[Material to process]:
==*==
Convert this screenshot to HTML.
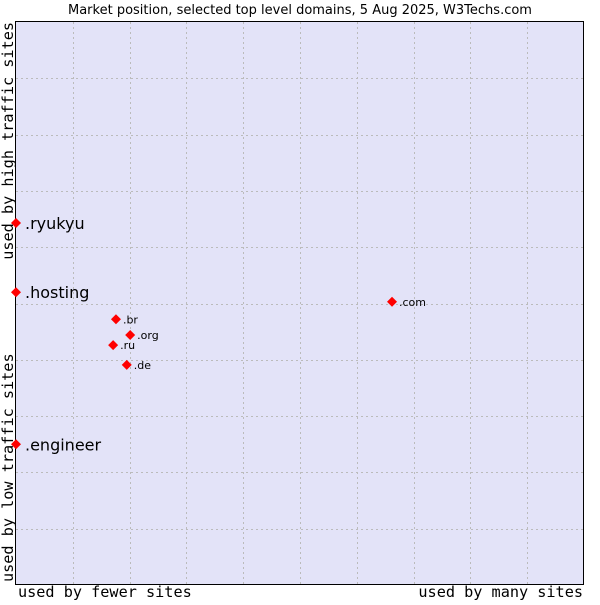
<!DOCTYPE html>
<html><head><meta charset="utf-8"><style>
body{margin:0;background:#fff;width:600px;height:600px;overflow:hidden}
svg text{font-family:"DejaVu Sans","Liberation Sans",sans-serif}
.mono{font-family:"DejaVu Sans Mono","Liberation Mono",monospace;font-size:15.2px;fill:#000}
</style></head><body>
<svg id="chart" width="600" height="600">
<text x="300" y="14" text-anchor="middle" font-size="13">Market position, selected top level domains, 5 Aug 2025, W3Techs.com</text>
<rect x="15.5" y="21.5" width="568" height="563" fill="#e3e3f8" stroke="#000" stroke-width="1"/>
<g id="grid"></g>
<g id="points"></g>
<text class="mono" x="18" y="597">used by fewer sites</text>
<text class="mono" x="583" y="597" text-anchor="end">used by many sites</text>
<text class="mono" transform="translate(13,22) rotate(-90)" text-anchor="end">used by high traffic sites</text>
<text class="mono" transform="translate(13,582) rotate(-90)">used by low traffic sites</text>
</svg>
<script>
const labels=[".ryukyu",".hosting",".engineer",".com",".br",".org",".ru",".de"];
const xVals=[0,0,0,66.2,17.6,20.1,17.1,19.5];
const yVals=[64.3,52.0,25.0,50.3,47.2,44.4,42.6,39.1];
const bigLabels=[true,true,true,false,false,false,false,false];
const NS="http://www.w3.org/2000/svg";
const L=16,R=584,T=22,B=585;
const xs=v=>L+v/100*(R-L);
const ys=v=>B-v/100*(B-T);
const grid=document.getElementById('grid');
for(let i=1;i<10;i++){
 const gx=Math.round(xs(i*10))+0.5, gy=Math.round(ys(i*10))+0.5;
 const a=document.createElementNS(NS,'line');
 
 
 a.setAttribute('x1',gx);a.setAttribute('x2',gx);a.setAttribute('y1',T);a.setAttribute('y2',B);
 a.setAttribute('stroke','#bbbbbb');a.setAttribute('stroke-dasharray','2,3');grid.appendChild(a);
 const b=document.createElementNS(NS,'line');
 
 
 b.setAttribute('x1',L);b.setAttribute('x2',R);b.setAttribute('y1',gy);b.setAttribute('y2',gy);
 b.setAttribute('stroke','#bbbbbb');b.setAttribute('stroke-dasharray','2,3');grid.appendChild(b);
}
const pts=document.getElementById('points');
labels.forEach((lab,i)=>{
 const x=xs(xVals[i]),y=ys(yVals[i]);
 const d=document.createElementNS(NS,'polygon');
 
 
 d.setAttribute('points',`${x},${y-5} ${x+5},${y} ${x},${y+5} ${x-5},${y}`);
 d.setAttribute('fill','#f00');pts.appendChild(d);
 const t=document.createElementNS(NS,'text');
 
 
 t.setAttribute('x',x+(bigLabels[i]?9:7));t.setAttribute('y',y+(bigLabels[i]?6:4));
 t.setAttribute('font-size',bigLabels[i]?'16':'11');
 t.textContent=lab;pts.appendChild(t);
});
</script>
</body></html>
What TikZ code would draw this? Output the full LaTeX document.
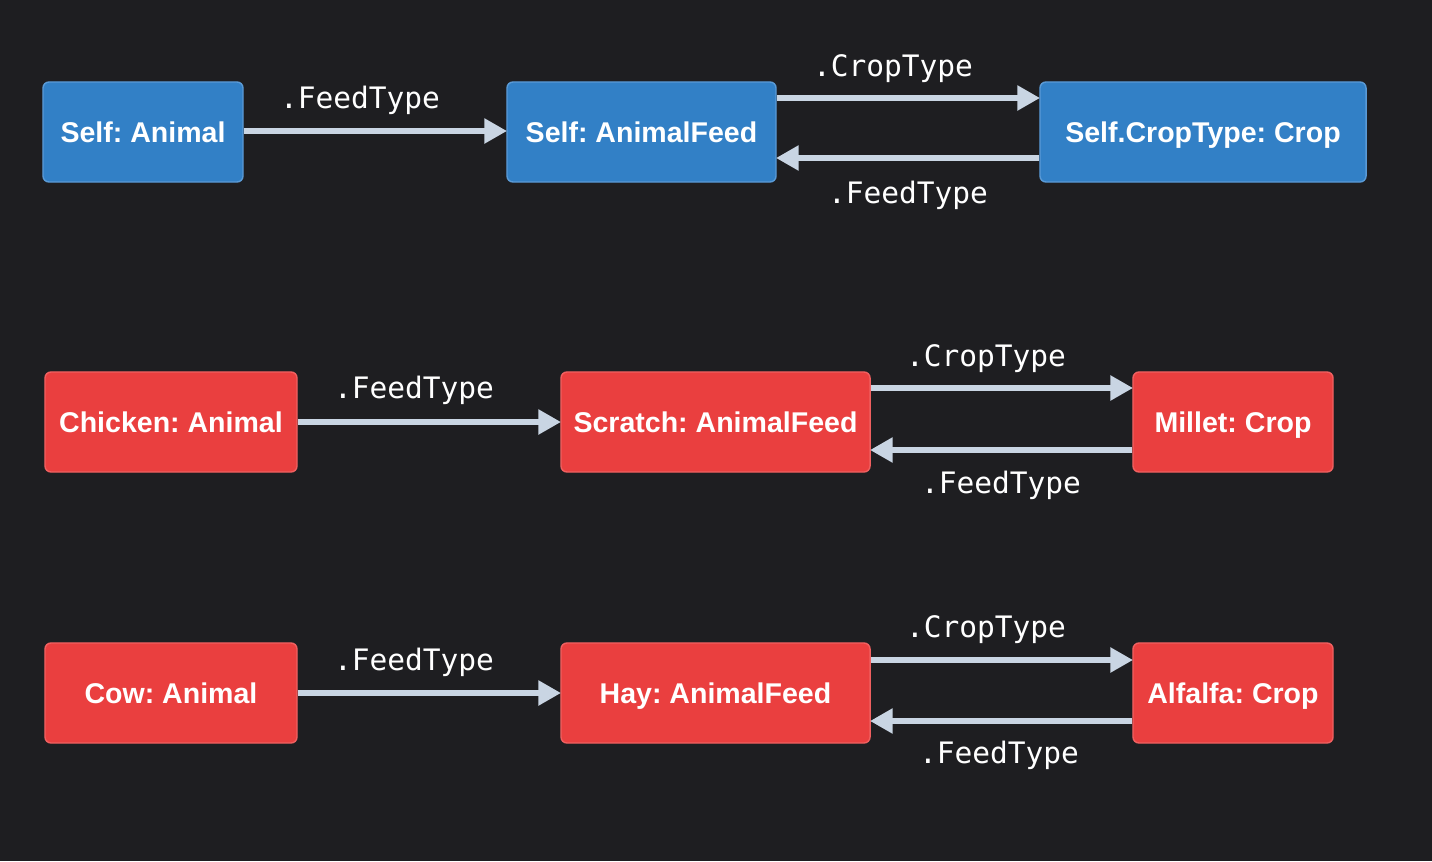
==*==
[Task to complete]: Pick out each line in the material containing "document".

[Response to the task]:
const grid=document.getElementById('grid');
 const a=document.createElementNS(NS,'line');
 const b=document.createElementNS(NS,'line');
const pts=document.getElementById('points');
 const d=document.createElementNS(NS,'polygon');
 const t=document.createElementNS(NS,'text');
What TikZ code would draw this? Output the full LaTeX document.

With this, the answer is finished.